Beyond generalizations, Klick also provided the court detailed explanations of why the numerous studies and analyses relied on by the California legislature were deficient and unreliable. He also pointed out a plethora of other studies contradicting the presuppositions behind Bill 826, which the legislature simply ignored. In addition, Klick testified that the conclusions of a comprehensive literature review he performed in 2017, before this case arose, focusing on studies that examined the relationship between gender quotas, corporate performance and the beneficial effects of quotas on women in the workplace generally:

Remember that correlation isn’t causation.

But there are things that we can do through regression techniques and through natural experiments and more sophisticated designs that gets us more confidence in determining whether or not a given correlation is causation, and we’ve had those tools for at least 20, 25 years now.

And they are the tools that modern social scientists and policy analysts, financial people use every day, and it’s a reasonably strong consensus about the value of these tools.

If we look at the literature that was used directly in support of 826, those tools largely seem absent…. seem to have been ignored, or, at least, unremarked on in the route to 826 and the advocacy for 826. On the particular results that we think we can draw from the literature … a representative picture of the literature … is that it draws no definitive conclusions.

[M]any of the studies lead to a statistically insignificant relationship between board composition and various outcomes for firms. Of the studies that don’t find a zero or statistically zero effect, there are, largely speaking, as many studies that find positive effects as find negative effects. And that’s even before we put any filters on quality of the studies and things like that.

That’s what I found for sure in my literature review that I did prior to this case.

***

I’m not the only one that’s done an academic literature review in this area. There’s been a handful of them, and they uniformly have come to the same conclusion.

Perhaps my favorite one, just because of the …  source of it is a literature review written in 2014 in the Delaware Journal of Corporate Law by Deborah Rhode and Amanda Packel…. [T]he reason this is so notable is Deborah Rhode, she’s deceased now … was at Yale, and later when she was at the Stanford Law School, she really was a founding mother of feminist legal studies and those sorts of things – but she also was a great academic and a very honest academic. And in her literature review in 2014 she said, you know, as much as people might want there to be a business case for diversity, the current literature does not support it.

***

[T]hose are just two, my literature review and Deborah Rhode’s literature review, and there are others that come to roughly the same conclusion. I think that’s probably the most fair and honest reading of this literature.

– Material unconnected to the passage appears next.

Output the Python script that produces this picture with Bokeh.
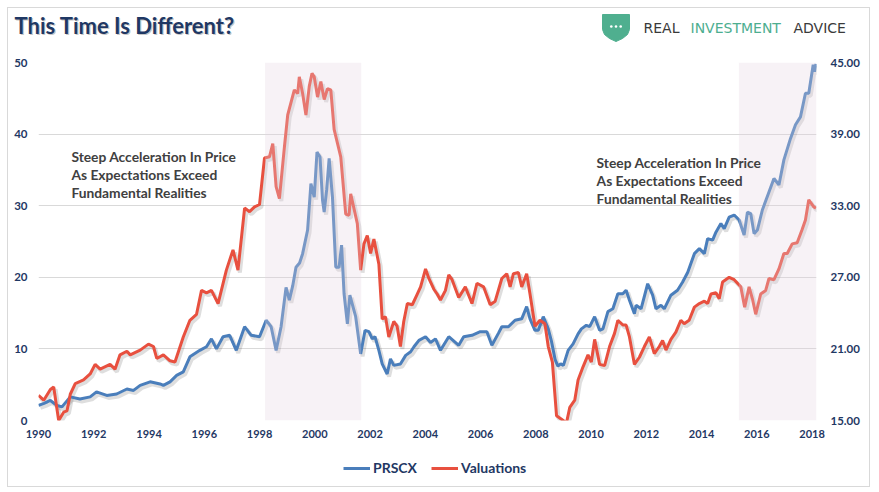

“This historic trial shows discriminatory gender quota mandate that is blatantly unlawful and unconstitutional,” said Judicial Watch President Tom Fitton. “After weeks of taxpayer money being used to defend the law, we hope the trial court will strike down these pernicious gender quotas.”

In September 2020, Judicial Watch also filed a taxpayer lawsuit to prevent California from enforcing Assembly Bill 979, which requires the same corporation subject to the gender-based quota also to satisfy racial, ethnic, sexual preference and transgender status quotas by the end of the 2021 calendar year.

In January 2021, Judicial Watch filed a public comment with the Securities and Exchange Commission in response to a proposed rule change requiring race and gender quotas on the boards of corporations listed on the Nasdaq exchange.